Deflation and inflation are taking place at the same time. There are two economies, the physical economy is experiencing deflation and the financial economy is at the border of hyperinflation, particularly stock and bond markets.
The central banks world- wide are obsessed with the financial economy, which produces nothing useful but does create liquidity in various forms. Since fractional lending gears with Quantity of Money effect, there is no limit to the amounts of liquidity the finance economy can create – and is creating right now. In this context, central bank interventions are minuscule, the real issues are the rolling over of swaps and other derivatives. These are also forms of liquidity; the total of these denominated in dollars is over $500 trillion and represents the largest amount of available liquidity in the finance economy. This number is from the Bank of International Settlements.
One outcome is the rise in stocks against the decline of the dollar; more funds aren’t sold into the markets, but are lent into existence within the markets themselves. The monetary expansion is reflected in the ‘cost’ of dollars in less inflated currencies. What is also being measured by the declining dollar isn’t the decline of overall investment risk but the increase in derivatives risk, since dollar inflation measures the increase in overall unsecured debt. In other words, the debt is secured by the dollar itself, rather than any productive asset; this is why stock prices have diverged from underlying value; stocks measure the quantity of money- plus- velocity rather than the earnings that will probably never take place.
Meanwhile, the physical economy is constrained by oil prices which at current levels absolutely prohibit inflation. Inflation could take place if the crude price was less than $20. Firms could afford very high wages at same time afford the low priced fuel which could be used to amplify labor productivity.

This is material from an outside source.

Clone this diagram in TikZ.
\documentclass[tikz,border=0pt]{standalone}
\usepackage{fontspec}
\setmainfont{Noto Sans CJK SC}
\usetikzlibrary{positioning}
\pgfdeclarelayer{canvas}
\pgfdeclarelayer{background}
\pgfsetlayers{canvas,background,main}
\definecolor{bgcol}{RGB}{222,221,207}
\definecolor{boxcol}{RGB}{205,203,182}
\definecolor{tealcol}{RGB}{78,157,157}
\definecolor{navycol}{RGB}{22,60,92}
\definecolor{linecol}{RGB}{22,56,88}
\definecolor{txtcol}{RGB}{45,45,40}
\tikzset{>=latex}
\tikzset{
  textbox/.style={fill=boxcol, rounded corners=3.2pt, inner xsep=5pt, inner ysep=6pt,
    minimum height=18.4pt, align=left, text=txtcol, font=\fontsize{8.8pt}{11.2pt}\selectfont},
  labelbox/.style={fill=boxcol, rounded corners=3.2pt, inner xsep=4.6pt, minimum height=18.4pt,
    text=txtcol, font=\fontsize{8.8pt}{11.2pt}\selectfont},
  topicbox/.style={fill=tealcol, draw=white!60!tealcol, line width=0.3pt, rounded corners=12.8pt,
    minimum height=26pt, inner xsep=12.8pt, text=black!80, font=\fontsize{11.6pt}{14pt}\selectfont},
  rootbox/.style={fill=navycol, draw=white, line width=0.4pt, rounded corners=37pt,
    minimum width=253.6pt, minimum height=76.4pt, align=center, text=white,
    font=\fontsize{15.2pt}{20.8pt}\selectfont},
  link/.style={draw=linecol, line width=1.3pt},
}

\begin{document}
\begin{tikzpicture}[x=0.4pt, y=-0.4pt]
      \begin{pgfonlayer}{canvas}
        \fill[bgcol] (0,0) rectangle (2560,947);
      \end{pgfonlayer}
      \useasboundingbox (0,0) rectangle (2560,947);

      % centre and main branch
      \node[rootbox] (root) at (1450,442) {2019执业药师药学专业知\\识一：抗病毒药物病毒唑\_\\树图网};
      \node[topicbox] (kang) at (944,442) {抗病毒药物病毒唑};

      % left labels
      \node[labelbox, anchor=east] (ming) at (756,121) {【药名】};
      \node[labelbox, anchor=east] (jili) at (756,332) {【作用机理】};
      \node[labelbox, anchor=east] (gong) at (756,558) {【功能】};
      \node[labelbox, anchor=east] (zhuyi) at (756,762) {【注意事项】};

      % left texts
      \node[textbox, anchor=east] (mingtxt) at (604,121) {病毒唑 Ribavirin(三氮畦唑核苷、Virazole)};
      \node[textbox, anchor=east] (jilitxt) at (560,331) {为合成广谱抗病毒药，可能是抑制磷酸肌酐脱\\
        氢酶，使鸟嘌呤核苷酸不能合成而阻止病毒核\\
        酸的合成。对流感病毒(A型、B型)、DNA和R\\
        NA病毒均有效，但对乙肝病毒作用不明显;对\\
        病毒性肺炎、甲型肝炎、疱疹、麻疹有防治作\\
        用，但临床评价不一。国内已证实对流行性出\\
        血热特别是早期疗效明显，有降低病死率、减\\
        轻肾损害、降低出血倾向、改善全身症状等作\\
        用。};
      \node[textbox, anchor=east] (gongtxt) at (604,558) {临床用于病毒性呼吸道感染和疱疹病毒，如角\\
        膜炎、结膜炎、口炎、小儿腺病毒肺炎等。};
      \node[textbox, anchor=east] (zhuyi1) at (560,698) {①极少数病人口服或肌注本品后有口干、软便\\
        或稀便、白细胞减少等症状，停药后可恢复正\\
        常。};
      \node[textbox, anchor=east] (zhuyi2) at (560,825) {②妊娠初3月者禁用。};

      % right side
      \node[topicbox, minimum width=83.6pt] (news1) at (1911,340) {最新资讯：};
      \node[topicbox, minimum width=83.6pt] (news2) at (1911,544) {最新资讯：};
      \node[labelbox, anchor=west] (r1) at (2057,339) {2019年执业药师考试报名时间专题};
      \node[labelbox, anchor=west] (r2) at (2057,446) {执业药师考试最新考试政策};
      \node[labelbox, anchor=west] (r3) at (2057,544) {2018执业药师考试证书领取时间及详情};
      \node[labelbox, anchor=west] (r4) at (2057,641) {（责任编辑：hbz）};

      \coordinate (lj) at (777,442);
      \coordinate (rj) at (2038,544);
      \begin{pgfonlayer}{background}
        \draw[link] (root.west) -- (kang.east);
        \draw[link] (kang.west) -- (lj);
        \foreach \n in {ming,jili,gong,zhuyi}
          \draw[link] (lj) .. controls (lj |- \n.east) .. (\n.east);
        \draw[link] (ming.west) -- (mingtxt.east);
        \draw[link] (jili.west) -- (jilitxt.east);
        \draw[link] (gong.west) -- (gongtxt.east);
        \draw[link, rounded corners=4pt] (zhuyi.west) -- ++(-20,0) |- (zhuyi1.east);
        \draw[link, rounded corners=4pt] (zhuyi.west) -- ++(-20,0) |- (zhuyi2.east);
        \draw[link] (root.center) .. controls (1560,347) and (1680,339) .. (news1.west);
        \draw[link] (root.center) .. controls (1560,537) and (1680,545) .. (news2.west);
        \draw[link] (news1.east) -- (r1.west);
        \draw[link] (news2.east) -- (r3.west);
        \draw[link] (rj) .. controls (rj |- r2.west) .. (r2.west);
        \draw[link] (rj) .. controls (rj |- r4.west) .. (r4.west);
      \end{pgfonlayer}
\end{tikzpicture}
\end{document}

The $20 price or its relative equivalent will never be seen again. Peak oil is real and took place in dollar terms in 1998.
China’s cheap labor/cheap coal advantage is a wasting asset; increased petroleum prices are racing to catch up with the Chinese advantage and to destroy its economy as it is currently doing to the US, Japanese and European economies. Since Chinese wages are too low to allow workers to afford Chinese products, its race with increasing relative petroleum prices will be, unfortunately, a very short one. The issue is capital allocation; either fuel or other capital/operational expenses can be paid, but not both. The consequence in the US has been offshoring expensive labor and creating asset bubbles as a hedge against rising energy prices. This experiment has failed. Likewise, and the current financial bubble attempt will also fail. The reason being the inability of the physical economy to support the bubble prices.
The only solution in the developed countries is conservation and de- industrialization. There are no other solutions, any other attempts will hasten the depletion of petroleum reserves and accelerate deflation which will result in conservation, anyway.
China is at risk of hyperinflation, its dollar peg allows the US to export its liquidity overflow to China via currency exchange, ‘hot money’ flows and the carry trade. China has sufficient savings to provide ‘fuel’ should the government convince citizens their savings will be worthless and should be spent at one time. Shaky PBOC and government pronouncements increase the likelihood this can happen.